Directions for this task ::
What do the lines from the top of the data through the line with "50, 55, 60];" say? Quote them exactly and include both ends.

Source excerpt ::
BEGIN

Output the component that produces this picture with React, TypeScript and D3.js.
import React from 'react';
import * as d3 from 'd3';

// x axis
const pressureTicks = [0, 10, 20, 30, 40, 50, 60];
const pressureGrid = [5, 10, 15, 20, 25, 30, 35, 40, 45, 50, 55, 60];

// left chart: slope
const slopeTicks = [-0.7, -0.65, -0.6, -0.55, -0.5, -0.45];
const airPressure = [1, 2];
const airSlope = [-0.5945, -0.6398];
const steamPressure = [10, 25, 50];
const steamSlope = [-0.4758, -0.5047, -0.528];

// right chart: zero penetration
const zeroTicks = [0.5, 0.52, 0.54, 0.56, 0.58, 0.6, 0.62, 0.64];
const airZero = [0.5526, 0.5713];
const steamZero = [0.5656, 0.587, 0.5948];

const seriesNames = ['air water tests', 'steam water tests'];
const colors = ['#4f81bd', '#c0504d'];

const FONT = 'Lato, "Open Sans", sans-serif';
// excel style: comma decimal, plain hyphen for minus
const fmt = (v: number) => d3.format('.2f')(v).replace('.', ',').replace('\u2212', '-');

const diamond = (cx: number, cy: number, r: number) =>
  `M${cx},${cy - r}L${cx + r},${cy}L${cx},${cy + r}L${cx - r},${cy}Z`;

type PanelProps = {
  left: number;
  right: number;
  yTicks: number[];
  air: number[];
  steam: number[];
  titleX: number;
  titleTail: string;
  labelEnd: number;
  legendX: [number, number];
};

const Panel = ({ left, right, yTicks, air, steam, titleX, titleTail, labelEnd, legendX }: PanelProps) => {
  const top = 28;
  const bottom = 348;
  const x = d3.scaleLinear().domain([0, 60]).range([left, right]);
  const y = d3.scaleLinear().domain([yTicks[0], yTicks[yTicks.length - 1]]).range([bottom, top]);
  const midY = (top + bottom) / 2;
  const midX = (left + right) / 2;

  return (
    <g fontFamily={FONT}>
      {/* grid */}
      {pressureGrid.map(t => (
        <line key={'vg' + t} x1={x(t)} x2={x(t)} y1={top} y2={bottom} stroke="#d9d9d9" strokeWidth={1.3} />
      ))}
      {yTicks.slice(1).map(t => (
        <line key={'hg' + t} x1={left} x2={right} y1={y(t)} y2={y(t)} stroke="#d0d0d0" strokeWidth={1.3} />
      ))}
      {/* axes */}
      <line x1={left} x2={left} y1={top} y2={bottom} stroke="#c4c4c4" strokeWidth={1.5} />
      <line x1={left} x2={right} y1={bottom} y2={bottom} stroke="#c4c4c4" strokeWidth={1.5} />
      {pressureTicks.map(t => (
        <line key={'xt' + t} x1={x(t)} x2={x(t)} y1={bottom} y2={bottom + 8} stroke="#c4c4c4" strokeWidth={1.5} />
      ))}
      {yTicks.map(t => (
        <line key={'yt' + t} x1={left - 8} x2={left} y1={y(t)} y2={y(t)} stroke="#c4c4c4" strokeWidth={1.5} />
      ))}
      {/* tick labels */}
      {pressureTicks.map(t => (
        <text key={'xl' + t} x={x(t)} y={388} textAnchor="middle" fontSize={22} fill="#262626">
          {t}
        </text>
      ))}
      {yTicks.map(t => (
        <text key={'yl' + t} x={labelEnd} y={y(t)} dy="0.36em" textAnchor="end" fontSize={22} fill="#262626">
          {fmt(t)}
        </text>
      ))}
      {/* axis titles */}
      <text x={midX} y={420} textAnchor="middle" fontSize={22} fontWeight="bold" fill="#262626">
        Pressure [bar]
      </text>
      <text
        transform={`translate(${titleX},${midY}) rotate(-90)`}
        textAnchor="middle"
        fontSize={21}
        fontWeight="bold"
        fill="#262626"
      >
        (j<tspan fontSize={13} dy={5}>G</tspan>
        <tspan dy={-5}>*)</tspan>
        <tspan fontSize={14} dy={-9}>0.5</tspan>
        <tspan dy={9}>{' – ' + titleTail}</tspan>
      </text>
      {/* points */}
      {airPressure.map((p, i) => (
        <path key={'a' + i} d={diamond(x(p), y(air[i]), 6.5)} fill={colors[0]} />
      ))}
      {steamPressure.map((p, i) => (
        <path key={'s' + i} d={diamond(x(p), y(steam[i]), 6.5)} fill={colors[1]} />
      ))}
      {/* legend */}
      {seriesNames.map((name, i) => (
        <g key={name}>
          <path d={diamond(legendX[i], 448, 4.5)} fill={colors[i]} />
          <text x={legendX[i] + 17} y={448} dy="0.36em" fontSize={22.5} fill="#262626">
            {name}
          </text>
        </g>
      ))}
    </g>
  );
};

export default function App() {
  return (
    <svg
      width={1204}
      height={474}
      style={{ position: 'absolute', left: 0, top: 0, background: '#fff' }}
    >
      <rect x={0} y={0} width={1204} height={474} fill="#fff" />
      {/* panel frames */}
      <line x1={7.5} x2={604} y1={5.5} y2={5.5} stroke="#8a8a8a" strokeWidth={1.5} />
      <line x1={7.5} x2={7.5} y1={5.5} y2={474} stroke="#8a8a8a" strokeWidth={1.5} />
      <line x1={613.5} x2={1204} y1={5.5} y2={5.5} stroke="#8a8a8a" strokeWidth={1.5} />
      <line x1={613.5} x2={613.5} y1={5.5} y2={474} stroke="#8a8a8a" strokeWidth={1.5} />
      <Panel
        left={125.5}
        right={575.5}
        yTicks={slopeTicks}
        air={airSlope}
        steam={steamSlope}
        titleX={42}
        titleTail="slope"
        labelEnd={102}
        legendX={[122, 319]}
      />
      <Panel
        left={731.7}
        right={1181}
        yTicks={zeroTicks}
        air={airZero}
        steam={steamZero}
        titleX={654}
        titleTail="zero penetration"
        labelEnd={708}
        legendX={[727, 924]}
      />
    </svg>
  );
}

END

Finished task ::
Output the component that produces this picture with React, TypeScript and D3.js.
import React from 'react';
import * as d3 from 'd3';

// x axis
const pressureTicks = [0, 10, 20, 30, 40, 50, 60];
const pressureGrid = [5, 10, 15, 20, 25, 30, 35, 40, 45, 50, 55, 60];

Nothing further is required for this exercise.